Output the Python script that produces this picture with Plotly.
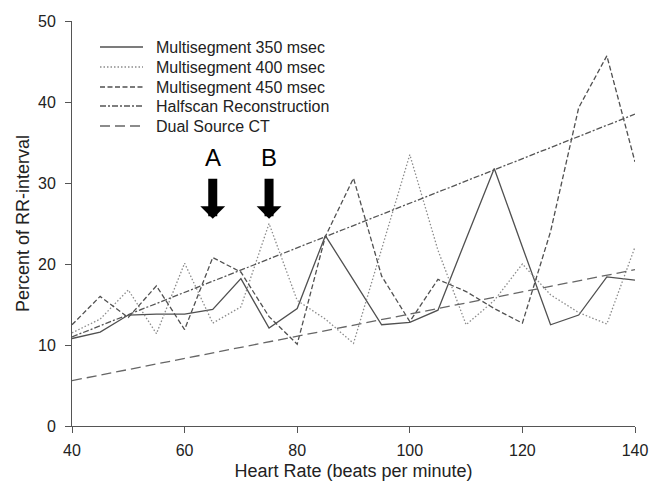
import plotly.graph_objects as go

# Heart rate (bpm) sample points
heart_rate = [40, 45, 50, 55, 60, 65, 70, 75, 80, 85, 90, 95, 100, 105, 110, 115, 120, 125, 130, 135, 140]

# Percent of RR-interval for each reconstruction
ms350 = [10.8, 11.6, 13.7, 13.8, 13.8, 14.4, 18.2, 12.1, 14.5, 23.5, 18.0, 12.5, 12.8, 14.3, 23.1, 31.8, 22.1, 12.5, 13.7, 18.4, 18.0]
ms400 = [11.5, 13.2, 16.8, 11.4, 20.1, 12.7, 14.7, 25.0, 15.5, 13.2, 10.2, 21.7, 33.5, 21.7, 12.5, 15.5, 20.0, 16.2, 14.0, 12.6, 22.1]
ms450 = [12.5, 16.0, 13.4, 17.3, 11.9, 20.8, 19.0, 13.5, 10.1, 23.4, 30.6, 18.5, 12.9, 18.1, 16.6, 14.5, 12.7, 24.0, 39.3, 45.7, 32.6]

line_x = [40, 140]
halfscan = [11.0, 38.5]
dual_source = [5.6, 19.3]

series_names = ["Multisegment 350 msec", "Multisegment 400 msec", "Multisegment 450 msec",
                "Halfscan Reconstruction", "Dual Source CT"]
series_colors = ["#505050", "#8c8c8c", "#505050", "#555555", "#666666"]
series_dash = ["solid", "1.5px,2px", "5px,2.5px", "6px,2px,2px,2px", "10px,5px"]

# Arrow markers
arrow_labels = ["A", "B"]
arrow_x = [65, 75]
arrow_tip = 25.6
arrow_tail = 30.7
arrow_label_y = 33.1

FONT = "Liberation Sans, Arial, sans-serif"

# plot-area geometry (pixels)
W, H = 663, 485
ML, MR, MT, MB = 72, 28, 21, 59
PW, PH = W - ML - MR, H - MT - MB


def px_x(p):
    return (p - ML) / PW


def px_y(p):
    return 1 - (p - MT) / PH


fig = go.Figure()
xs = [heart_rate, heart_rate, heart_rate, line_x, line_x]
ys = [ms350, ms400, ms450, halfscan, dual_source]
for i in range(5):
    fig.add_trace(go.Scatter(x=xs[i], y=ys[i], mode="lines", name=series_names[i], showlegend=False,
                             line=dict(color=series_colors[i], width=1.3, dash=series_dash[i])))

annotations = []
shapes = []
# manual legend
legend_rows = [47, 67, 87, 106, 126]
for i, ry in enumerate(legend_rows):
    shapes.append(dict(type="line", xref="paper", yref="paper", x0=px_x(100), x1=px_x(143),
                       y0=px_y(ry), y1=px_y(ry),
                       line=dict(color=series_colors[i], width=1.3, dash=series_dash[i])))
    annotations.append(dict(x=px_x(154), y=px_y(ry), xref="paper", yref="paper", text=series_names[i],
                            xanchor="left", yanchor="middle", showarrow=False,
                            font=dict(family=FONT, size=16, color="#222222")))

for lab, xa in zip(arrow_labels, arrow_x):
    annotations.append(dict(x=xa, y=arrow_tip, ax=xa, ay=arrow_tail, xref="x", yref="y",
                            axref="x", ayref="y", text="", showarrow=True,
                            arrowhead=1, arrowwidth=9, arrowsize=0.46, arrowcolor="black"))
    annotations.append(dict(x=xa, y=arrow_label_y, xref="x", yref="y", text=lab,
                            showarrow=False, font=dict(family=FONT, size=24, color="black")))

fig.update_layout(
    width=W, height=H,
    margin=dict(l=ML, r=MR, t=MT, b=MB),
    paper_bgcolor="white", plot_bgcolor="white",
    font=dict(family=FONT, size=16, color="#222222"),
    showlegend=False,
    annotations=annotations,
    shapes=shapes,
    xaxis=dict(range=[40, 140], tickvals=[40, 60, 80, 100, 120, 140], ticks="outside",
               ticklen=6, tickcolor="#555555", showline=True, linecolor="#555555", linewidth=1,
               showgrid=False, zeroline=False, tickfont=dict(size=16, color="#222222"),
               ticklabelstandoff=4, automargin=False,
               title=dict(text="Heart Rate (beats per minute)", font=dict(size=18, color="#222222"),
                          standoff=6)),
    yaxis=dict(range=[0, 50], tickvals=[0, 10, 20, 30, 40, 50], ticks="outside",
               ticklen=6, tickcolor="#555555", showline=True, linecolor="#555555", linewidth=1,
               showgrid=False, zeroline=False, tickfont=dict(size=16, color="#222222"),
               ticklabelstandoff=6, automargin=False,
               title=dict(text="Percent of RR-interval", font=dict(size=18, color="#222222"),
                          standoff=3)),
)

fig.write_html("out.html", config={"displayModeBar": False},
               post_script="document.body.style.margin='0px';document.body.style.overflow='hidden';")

○ ○ ○ ○ ○ ○ ○

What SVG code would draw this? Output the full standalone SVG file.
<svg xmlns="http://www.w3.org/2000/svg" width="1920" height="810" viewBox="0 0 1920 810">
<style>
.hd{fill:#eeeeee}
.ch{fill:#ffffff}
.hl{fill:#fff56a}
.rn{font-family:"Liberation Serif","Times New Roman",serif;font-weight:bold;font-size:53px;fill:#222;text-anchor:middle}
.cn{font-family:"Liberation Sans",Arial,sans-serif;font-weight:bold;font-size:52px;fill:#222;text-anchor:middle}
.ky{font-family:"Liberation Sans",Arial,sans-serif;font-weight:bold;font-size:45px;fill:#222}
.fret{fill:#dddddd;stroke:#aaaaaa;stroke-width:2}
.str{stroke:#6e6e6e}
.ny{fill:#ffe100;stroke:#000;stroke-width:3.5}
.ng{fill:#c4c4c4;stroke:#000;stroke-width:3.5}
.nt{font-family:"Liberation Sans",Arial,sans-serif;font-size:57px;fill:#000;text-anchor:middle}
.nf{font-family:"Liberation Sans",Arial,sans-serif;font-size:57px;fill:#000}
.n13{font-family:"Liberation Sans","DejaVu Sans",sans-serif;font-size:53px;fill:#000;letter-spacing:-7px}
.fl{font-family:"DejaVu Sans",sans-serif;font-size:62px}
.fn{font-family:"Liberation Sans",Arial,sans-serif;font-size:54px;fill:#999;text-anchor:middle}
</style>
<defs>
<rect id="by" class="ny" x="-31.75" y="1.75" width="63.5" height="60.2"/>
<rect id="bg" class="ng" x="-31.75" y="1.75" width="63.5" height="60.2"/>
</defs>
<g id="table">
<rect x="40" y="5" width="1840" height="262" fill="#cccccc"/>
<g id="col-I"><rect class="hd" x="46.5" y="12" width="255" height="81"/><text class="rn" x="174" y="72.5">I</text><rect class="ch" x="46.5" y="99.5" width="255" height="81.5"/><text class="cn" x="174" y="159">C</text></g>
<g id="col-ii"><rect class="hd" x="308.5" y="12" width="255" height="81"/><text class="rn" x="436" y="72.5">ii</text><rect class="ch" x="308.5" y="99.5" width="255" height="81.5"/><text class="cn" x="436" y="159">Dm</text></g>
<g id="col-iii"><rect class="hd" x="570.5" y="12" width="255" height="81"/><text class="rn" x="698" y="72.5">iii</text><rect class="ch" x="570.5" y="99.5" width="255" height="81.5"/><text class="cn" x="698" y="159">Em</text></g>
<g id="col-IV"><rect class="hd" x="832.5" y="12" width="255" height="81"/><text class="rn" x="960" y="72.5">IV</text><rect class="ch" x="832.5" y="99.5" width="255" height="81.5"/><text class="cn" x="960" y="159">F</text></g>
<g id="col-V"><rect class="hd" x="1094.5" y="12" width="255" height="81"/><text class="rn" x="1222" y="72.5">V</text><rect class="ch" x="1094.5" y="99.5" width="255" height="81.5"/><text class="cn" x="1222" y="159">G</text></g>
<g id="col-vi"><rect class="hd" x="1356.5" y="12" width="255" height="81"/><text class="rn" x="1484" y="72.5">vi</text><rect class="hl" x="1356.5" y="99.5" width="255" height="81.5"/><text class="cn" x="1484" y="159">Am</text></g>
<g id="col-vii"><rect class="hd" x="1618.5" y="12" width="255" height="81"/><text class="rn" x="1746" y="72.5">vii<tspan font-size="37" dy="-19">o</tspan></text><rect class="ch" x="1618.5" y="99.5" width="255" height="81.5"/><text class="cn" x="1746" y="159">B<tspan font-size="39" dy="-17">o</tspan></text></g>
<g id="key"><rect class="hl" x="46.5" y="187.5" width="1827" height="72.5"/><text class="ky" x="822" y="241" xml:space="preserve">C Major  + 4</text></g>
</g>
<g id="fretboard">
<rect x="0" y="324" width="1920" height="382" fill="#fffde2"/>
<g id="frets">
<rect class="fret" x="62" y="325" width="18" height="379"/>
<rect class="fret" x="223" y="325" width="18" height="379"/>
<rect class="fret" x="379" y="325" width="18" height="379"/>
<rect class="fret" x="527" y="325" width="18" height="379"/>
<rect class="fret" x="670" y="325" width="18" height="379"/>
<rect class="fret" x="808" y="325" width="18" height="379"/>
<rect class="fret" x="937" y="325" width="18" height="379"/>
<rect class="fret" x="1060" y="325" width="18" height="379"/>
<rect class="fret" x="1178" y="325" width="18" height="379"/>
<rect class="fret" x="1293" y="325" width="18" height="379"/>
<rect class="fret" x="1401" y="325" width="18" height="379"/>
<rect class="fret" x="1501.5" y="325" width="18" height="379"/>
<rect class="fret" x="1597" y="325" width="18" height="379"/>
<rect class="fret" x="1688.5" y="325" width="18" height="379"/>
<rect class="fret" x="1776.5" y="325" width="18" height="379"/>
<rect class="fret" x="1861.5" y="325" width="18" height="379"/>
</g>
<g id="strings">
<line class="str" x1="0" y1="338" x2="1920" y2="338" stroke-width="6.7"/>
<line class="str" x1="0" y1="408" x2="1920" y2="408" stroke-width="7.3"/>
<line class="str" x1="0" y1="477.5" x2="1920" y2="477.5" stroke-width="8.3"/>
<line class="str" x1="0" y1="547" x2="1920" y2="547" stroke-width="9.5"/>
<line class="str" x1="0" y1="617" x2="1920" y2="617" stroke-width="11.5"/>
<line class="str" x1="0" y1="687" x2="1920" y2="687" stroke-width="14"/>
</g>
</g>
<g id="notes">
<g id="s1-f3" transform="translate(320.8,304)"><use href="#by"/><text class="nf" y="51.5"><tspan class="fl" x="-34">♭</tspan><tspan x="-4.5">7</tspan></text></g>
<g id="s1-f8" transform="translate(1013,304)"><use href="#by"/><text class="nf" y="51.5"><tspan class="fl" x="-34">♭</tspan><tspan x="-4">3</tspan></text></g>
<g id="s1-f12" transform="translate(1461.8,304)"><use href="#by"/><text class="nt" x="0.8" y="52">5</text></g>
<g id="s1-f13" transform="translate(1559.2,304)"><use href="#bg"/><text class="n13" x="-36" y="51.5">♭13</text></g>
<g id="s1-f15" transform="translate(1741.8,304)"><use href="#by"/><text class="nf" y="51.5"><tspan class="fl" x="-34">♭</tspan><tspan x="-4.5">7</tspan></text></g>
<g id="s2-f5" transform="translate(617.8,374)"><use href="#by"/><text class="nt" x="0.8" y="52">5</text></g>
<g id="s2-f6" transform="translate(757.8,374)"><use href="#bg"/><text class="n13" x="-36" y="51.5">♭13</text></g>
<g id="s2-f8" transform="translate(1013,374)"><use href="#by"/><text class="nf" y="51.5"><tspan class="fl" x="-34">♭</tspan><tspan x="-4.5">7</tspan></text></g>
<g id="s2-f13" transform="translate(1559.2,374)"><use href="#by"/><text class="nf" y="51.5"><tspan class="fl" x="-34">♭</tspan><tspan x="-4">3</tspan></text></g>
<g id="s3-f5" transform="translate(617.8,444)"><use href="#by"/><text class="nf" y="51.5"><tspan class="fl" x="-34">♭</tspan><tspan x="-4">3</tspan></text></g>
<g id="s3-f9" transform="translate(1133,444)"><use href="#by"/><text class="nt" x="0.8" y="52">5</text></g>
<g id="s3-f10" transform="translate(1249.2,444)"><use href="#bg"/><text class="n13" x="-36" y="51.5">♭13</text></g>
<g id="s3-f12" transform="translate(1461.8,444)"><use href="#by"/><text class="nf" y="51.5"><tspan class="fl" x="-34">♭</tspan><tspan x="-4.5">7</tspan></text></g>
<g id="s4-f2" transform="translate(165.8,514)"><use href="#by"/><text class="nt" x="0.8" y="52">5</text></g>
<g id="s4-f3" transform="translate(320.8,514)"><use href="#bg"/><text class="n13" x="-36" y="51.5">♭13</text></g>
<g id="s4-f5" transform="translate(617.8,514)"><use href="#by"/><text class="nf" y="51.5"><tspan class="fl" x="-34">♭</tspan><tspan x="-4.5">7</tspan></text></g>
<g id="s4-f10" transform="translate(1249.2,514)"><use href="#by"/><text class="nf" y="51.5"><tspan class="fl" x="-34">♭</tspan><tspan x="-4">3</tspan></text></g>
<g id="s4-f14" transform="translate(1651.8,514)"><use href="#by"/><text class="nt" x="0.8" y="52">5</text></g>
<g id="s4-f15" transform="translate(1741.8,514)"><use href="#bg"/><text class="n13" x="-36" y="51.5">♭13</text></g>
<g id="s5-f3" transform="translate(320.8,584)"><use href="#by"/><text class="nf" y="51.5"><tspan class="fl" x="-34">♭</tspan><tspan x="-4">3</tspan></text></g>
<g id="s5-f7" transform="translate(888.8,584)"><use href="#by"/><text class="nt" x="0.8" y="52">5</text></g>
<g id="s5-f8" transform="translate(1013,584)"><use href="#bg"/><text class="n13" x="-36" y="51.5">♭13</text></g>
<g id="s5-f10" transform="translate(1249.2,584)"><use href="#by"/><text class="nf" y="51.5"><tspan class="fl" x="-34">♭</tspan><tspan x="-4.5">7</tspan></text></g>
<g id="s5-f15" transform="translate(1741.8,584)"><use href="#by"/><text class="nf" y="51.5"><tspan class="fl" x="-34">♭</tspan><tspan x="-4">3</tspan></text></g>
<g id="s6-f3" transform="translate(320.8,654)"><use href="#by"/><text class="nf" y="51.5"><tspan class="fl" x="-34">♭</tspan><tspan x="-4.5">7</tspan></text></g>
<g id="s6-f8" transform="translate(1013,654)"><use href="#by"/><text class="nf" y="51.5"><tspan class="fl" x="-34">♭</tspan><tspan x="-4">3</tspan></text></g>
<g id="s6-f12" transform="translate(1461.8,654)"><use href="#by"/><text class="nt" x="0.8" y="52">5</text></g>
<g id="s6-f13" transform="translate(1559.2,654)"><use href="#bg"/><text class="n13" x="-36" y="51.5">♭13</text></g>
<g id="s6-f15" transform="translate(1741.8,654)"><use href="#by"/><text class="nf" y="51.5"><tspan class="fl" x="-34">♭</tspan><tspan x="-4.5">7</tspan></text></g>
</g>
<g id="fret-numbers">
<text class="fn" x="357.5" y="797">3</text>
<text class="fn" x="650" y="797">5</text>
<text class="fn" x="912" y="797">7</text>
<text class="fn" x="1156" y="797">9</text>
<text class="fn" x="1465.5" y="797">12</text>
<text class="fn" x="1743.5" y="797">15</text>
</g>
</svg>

○ ○ ○ ○ ○ ○ ○

Extract the part of the records that opens with the line containing "Output the Python" and closes with the line containing "130, 135, 140]". Take only those lines, exactly, and no pictures.

• [CORRECT OUTPUT]:
Output the Python script that produces this picture with Plotly.
import plotly.graph_objects as go

# Heart rate (bpm) sample points
heart_rate = [40, 45, 50, 55, 60, 65, 70, 75, 80, 85, 90, 95, 100, 105, 110, 115, 120, 125, 130, 135, 140]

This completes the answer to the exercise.